= The task =
Write out, exactly and only, the lines that run from the top of the records to the line with "const r2Text = '0.80';". Include both ends; exclude pictures.

= Dataset records =
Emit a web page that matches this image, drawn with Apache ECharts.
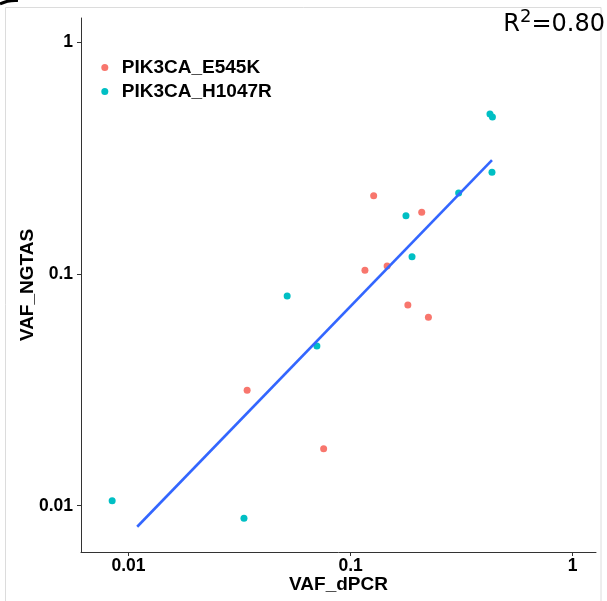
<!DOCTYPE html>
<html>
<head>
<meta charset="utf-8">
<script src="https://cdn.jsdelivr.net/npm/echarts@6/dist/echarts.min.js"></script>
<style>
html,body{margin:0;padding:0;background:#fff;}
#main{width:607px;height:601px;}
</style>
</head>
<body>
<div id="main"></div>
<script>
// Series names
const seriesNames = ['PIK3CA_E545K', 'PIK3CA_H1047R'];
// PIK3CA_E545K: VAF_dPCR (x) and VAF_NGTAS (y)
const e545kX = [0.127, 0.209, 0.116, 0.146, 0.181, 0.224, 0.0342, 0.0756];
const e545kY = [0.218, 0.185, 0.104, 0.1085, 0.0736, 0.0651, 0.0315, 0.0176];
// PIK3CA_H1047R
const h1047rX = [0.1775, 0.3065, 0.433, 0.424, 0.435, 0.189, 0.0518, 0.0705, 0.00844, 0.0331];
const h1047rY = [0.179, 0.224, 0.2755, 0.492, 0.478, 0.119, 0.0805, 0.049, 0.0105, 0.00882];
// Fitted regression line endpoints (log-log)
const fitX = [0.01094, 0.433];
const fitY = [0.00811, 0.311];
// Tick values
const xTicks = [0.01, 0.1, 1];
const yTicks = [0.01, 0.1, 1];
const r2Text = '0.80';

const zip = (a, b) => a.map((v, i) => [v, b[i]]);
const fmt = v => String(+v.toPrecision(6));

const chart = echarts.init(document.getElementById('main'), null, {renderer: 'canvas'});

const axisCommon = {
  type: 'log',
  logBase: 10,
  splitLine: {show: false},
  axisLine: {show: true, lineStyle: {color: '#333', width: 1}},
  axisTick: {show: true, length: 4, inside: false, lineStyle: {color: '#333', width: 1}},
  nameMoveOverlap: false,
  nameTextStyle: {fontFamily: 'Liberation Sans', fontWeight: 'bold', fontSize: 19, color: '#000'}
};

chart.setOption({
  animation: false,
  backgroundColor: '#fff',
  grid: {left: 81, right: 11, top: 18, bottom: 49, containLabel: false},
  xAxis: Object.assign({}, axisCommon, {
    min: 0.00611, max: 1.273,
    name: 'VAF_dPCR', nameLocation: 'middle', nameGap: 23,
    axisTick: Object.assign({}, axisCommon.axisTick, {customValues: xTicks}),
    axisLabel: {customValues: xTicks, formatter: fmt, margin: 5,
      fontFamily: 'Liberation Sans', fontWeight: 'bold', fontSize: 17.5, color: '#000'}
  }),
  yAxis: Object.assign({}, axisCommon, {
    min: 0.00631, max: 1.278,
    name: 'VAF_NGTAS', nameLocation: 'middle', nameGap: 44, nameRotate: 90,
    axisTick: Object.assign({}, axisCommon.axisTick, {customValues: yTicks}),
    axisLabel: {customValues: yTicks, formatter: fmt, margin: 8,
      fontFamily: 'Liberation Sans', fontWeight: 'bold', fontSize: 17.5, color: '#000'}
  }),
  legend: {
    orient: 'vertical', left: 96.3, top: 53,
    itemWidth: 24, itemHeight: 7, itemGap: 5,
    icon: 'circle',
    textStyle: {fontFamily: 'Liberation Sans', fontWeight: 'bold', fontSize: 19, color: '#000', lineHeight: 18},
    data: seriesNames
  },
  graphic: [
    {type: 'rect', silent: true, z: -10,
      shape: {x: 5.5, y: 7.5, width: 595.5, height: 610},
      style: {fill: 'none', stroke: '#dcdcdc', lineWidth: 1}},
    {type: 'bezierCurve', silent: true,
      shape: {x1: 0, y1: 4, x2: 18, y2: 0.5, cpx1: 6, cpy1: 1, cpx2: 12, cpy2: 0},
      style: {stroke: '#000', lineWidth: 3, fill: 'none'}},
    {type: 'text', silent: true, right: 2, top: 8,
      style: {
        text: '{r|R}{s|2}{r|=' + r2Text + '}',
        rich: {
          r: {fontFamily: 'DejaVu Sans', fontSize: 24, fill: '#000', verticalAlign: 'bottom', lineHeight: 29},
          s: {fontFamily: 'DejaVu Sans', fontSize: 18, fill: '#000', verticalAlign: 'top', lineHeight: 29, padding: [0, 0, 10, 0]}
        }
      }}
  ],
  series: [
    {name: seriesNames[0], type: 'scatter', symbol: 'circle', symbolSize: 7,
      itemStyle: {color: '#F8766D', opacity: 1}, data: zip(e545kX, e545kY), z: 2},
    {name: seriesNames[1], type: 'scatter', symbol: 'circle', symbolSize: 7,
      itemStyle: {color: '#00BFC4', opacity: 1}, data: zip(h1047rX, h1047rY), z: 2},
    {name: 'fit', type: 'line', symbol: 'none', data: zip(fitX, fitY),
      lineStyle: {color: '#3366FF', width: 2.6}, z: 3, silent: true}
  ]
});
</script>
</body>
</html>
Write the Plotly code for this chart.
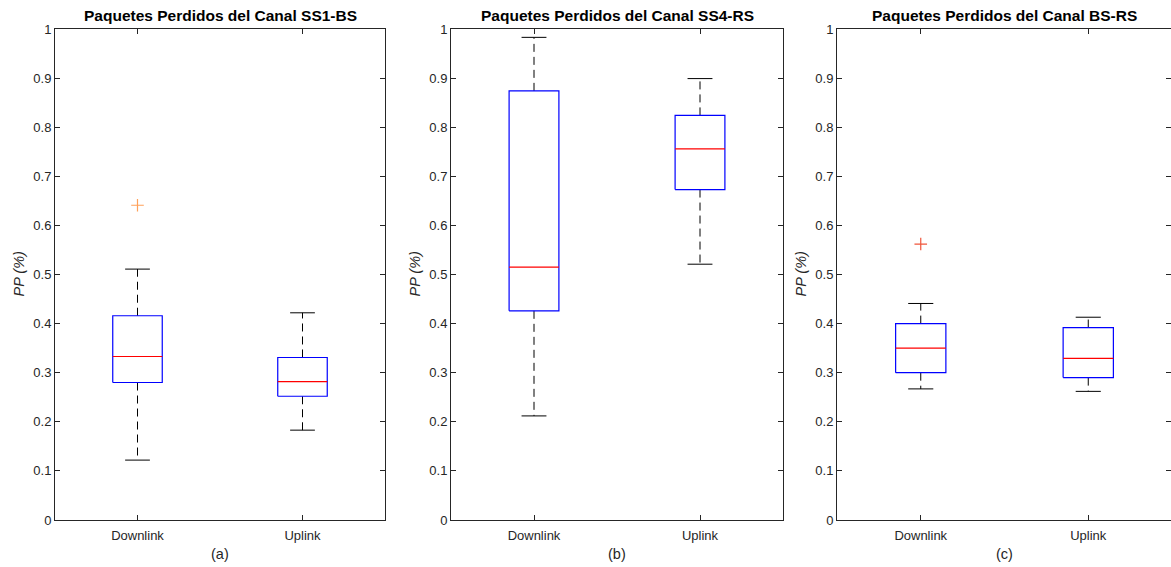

= Correct answer =
Emit a web page that matches this image, drawn with Apache ECharts.
<!DOCTYPE html>
<html>
<head>
<meta charset="utf-8">
<script src="https://cdn.jsdelivr.net/npm/echarts@6/dist/echarts.min.js"></script>
<style>
html,body{margin:0;padding:0;background:#fff;}
#main{width:607px;height:601px;}
</style>
</head>
<body>
<div id="main"></div>
<script>
// Series names
const seriesNames = ['PIK3CA_E545K', 'PIK3CA_H1047R'];
// PIK3CA_E545K: VAF_dPCR (x) and VAF_NGTAS (y)
const e545kX = [0.127, 0.209, 0.116, 0.146, 0.181, 0.224, 0.0342, 0.0756];
const e545kY = [0.218, 0.185, 0.104, 0.1085, 0.0736, 0.0651, 0.0315, 0.0176];
// PIK3CA_H1047R
const h1047rX = [0.1775, 0.3065, 0.433, 0.424, 0.435, 0.189, 0.0518, 0.0705, 0.00844, 0.0331];
const h1047rY = [0.179, 0.224, 0.2755, 0.492, 0.478, 0.119, 0.0805, 0.049, 0.0105, 0.00882];
// Fitted regression line endpoints (log-log)
const fitX = [0.01094, 0.433];
const fitY = [0.00811, 0.311];
// Tick values
const xTicks = [0.01, 0.1, 1];
const yTicks = [0.01, 0.1, 1];
const r2Text = '0.80';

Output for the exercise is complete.